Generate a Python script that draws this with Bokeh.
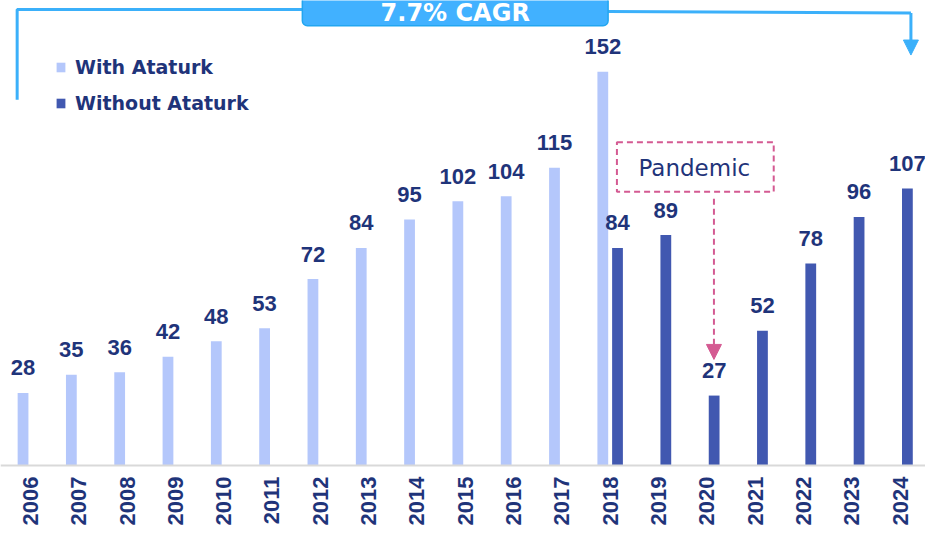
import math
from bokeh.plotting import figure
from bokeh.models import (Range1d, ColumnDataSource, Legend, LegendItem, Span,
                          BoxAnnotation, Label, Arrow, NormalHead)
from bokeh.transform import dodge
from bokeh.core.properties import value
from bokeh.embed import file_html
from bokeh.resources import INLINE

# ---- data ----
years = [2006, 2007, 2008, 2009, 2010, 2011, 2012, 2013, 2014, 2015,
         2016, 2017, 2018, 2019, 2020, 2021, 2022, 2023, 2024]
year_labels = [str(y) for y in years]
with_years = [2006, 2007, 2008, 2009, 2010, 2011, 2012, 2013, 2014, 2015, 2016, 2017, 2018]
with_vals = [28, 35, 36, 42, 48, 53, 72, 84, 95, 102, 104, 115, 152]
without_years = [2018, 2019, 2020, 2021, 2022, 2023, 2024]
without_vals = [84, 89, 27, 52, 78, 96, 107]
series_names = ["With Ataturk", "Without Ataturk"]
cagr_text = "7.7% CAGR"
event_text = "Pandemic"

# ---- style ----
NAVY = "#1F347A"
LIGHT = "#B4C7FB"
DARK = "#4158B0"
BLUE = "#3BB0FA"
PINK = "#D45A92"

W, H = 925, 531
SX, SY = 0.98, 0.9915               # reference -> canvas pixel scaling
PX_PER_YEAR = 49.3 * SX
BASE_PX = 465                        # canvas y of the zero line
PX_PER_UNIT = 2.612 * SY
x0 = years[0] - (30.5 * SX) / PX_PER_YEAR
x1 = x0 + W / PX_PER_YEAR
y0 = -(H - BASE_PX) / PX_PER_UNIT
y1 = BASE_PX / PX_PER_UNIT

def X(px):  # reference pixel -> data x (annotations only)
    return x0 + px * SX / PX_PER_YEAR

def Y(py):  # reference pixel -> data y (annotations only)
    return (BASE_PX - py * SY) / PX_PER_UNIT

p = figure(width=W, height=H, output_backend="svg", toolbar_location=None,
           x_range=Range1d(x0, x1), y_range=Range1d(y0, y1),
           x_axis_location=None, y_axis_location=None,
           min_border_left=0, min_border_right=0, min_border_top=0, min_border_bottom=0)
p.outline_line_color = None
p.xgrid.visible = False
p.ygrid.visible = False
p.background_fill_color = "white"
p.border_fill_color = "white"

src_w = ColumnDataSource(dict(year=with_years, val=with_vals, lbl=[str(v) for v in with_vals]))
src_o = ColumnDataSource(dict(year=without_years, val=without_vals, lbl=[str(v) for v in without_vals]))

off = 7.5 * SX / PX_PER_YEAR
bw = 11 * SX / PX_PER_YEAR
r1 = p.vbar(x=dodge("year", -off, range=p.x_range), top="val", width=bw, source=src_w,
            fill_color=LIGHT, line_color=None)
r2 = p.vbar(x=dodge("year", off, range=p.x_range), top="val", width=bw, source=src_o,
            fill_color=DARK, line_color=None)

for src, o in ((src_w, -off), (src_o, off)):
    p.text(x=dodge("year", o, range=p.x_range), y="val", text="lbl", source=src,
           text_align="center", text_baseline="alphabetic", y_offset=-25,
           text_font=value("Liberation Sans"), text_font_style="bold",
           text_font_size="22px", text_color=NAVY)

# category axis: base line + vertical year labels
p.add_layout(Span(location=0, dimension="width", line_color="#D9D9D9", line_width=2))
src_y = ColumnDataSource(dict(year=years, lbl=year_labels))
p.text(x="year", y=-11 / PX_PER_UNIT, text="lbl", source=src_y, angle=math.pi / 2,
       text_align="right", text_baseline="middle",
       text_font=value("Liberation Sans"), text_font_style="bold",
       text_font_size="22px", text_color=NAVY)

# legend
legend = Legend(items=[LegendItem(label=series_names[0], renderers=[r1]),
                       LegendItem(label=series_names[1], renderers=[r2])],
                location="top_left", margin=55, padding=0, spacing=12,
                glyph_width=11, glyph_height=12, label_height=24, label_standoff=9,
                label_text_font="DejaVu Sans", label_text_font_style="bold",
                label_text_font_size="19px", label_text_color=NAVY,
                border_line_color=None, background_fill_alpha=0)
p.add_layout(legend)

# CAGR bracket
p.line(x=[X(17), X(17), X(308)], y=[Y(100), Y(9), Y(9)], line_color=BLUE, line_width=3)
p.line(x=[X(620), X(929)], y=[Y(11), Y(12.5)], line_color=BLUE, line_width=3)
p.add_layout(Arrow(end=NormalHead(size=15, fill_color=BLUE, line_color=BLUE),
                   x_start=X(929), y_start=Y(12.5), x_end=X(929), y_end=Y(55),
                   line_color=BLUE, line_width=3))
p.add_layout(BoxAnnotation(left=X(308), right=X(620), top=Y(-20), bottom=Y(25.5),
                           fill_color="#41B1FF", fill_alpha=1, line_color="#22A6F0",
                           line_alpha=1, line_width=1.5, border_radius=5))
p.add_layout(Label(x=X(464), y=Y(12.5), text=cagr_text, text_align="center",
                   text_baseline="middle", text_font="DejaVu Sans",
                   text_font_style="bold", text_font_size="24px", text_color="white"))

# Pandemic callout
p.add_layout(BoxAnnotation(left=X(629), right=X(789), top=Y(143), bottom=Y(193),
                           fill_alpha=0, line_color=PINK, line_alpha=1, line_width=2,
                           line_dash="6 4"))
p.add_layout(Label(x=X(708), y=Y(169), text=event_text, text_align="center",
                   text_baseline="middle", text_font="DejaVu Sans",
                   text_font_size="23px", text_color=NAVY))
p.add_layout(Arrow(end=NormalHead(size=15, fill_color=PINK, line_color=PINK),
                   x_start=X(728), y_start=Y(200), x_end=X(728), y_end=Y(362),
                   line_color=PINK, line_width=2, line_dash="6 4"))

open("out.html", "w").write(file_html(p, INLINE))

* DO THIS
Repeat the listing in full and exactly. Leave any pictures out.

* FINAL RESULT
Generate a Python script that draws this with Bokeh.
import math
from bokeh.plotting import figure
from bokeh.models import (Range1d, ColumnDataSource, Legend, LegendItem, Span,
                          BoxAnnotation, Label, Arrow, NormalHead)
from bokeh.transform import dodge
from bokeh.core.properties import value
from bokeh.embed import file_html
from bokeh.resources import INLINE

# ---- data ----
years = [2006, 2007, 2008, 2009, 2010, 2011, 2012, 2013, 2014, 2015,
         2016, 2017, 2018, 2019, 2020, 2021, 2022, 2023, 2024]
year_labels = [str(y) for y in years]
with_years = [2006, 2007, 2008, 2009, 2010, 2011, 2012, 2013, 2014, 2015, 2016, 2017, 2018]
with_vals = [28, 35, 36, 42, 48, 53, 72, 84, 95, 102, 104, 115, 152]
without_years = [2018, 2019, 2020, 2021, 2022, 2023, 2024]
without_vals = [84, 89, 27, 52, 78, 96, 107]
series_names = ["With Ataturk", "Without Ataturk"]
cagr_text = "7.7% CAGR"
event_text = "Pandemic"

# ---- style ----
NAVY = "#1F347A"
LIGHT = "#B4C7FB"
DARK = "#4158B0"
BLUE = "#3BB0FA"
PINK = "#D45A92"

W, H = 925, 531
SX, SY = 0.98, 0.9915               # reference -> canvas pixel scaling
PX_PER_YEAR = 49.3 * SX
BASE_PX = 465                        # canvas y of the zero line
PX_PER_UNIT = 2.612 * SY
x0 = years[0] - (30.5 * SX) / PX_PER_YEAR
x1 = x0 + W / PX_PER_YEAR
y0 = -(H - BASE_PX) / PX_PER_UNIT
y1 = BASE_PX / PX_PER_UNIT

def X(px):  # reference pixel -> data x (annotations only)
    return x0 + px * SX / PX_PER_YEAR

def Y(py):  # reference pixel -> data y (annotations only)
    return (BASE_PX - py * SY) / PX_PER_UNIT

p = figure(width=W, height=H, output_backend="svg", toolbar_location=None,
           x_range=Range1d(x0, x1), y_range=Range1d(y0, y1),
           x_axis_location=None, y_axis_location=None,
           min_border_left=0, min_border_right=0, min_border_top=0, min_border_bottom=0)
p.outline_line_color = None
p.xgrid.visible = False
p.ygrid.visible = False
p.background_fill_color = "white"
p.border_fill_color = "white"

src_w = ColumnDataSource(dict(year=with_years, val=with_vals, lbl=[str(v) for v in with_vals]))
src_o = ColumnDataSource(dict(year=without_years, val=without_vals, lbl=[str(v) for v in without_vals]))

off = 7.5 * SX / PX_PER_YEAR
bw = 11 * SX / PX_PER_YEAR
r1 = p.vbar(x=dodge("year", -off, range=p.x_range), top="val", width=bw, source=src_w,
            fill_color=LIGHT, line_color=None)
r2 = p.vbar(x=dodge("year", off, range=p.x_range), top="val", width=bw, source=src_o,
            fill_color=DARK, line_color=None)

for src, o in ((src_w, -off), (src_o, off)):
    p.text(x=dodge("year", o, range=p.x_range), y="val", text="lbl", source=src,
           text_align="center", text_baseline="alphabetic", y_offset=-25,
           text_font=value("Liberation Sans"), text_font_style="bold",
           text_font_size="22px", text_color=NAVY)

# category axis: base line + vertical year labels
p.add_layout(Span(location=0, dimension="width", line_color="#D9D9D9", line_width=2))
src_y = ColumnDataSource(dict(year=years, lbl=year_labels))
p.text(x="year", y=-11 / PX_PER_UNIT, text="lbl", source=src_y, angle=math.pi / 2,
       text_align="right", text_baseline="middle",
       text_font=value("Liberation Sans"), text_font_style="bold",
       text_font_size="22px", text_color=NAVY)

# legend
legend = Legend(items=[LegendItem(label=series_names[0], renderers=[r1]),
                       LegendItem(label=series_names[1], renderers=[r2])],
                location="top_left", margin=55, padding=0, spacing=12,
                glyph_width=11, glyph_height=12, label_height=24, label_standoff=9,
                label_text_font="DejaVu Sans", label_text_font_style="bold",
                label_text_font_size="19px", label_text_color=NAVY,
                border_line_color=None, background_fill_alpha=0)
p.add_layout(legend)

# CAGR bracket
p.line(x=[X(17), X(17), X(308)], y=[Y(100), Y(9), Y(9)], line_color=BLUE, line_width=3)
p.line(x=[X(620), X(929)], y=[Y(11), Y(12.5)], line_color=BLUE, line_width=3)
p.add_layout(Arrow(end=NormalHead(size=15, fill_color=BLUE, line_color=BLUE),
                   x_start=X(929), y_start=Y(12.5), x_end=X(929), y_end=Y(55),
                   line_color=BLUE, line_width=3))
p.add_layout(BoxAnnotation(left=X(308), right=X(620), top=Y(-20), bottom=Y(25.5),
                           fill_color="#41B1FF", fill_alpha=1, line_color="#22A6F0",
                           line_alpha=1, line_width=1.5, border_radius=5))
p.add_layout(Label(x=X(464), y=Y(12.5), text=cagr_text, text_align="center",
                   text_baseline="middle", text_font="DejaVu Sans",
                   text_font_style="bold", text_font_size="24px", text_color="white"))

# Pandemic callout
p.add_layout(BoxAnnotation(left=X(629), right=X(789), top=Y(143), bottom=Y(193),
                           fill_alpha=0, line_color=PINK, line_alpha=1, line_width=2,
                           line_dash="6 4"))
p.add_layout(Label(x=X(708), y=Y(169), text=event_text, text_align="center",
                   text_baseline="middle", text_font="DejaVu Sans",
                   text_font_size="23px", text_color=NAVY))
p.add_layout(Arrow(end=NormalHead(size=15, fill_color=PINK, line_color=PINK),
                   x_start=X(728), y_start=Y(200), x_end=X(728), y_end=Y(362),
                   line_color=PINK, line_width=2, line_dash="6 4"))

open("out.html", "w").write(file_html(p, INLINE))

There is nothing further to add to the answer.